Default character encoding for java console output
I'm assuming that your console still runs under cmd.exe. I doubt your console is really expecting UTF-8 - I expect it is really an OEM DOS encoding (e.g. 850 or 437.)
Java will encode bytes using the default encoding set during JVM initialization.
Reproducing on my PC:
java Foo
Java encodes as windows-1252; console decodes as IBM850. Result: Mojibake
java -Dfile.encoding=UTF-8 Foo
Java encodes as UTF-8; console decodes as IBM850. Result: Mojibake
cat test.txt
cat decodes file as UTF-8; cat encodes as IBM850; console decodes as IBM850.
java Foo | cat
Java encodes as windows-1252; cat decodes as windows-1252; cat encodes as IBM850; console decodes as IBM850
java -Dfile.encoding=UTF-8 Foo | cat
Java encodes as UTF-8; cat decodes as UTF-8; cat encodes as IBM850; console decodes as IBM850
This implementation of cat must use heuristics to determine if the character data is UTF-8 or not, then transcodes the data from either UTF-8 or ANSI (e.g. windows-1252) to the console encoding (e.g. IBM850.)

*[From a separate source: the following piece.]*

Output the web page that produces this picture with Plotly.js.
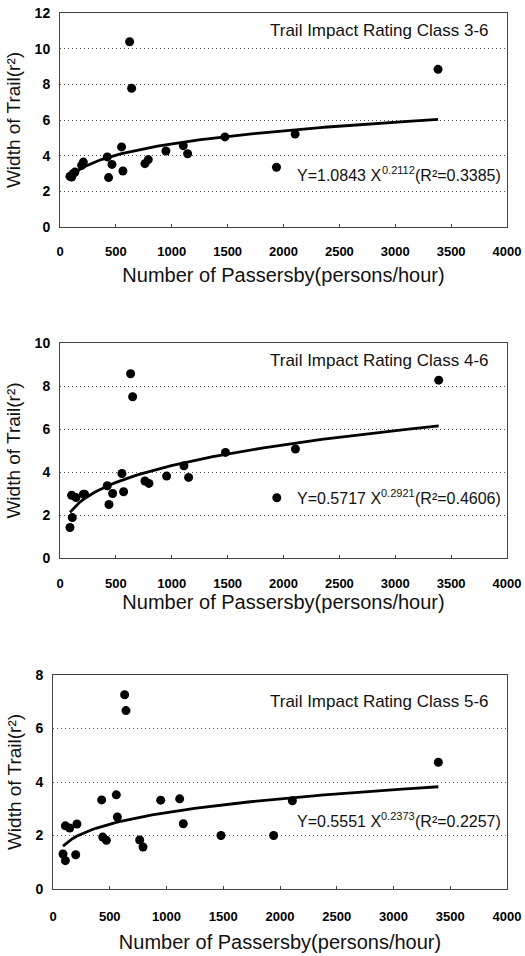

This can be confirmed with the following commands:
$ java HexDump utf8.txt
78 78 c3 a4 c3 b1 78 78
$ cat utf8.txt
xxäñxx
$ java HexDump ansi.txt
78 78 e4 f1 78 78
$ cat ansi.txt
xxäñxx
The cat command can make this determination because e4 f1
is not a valid UTF-8 sequence.
You can correct the Java output by:
- Setting the console encoding to the system ANSI value
- Using the Console type
- Using some shiv layer as you are doing with cat
HexDump is a trivial Java application:
import java.io.*;
class HexDump {
public static void main(String[] args) throws IOException {
try (InputStream in = new FileInputStream(args[0])) {
int r;
while((r = in.read()) != -1) {
System.out.format("%02x ", 0xFF & r);
}
System.out.println();
}
}
}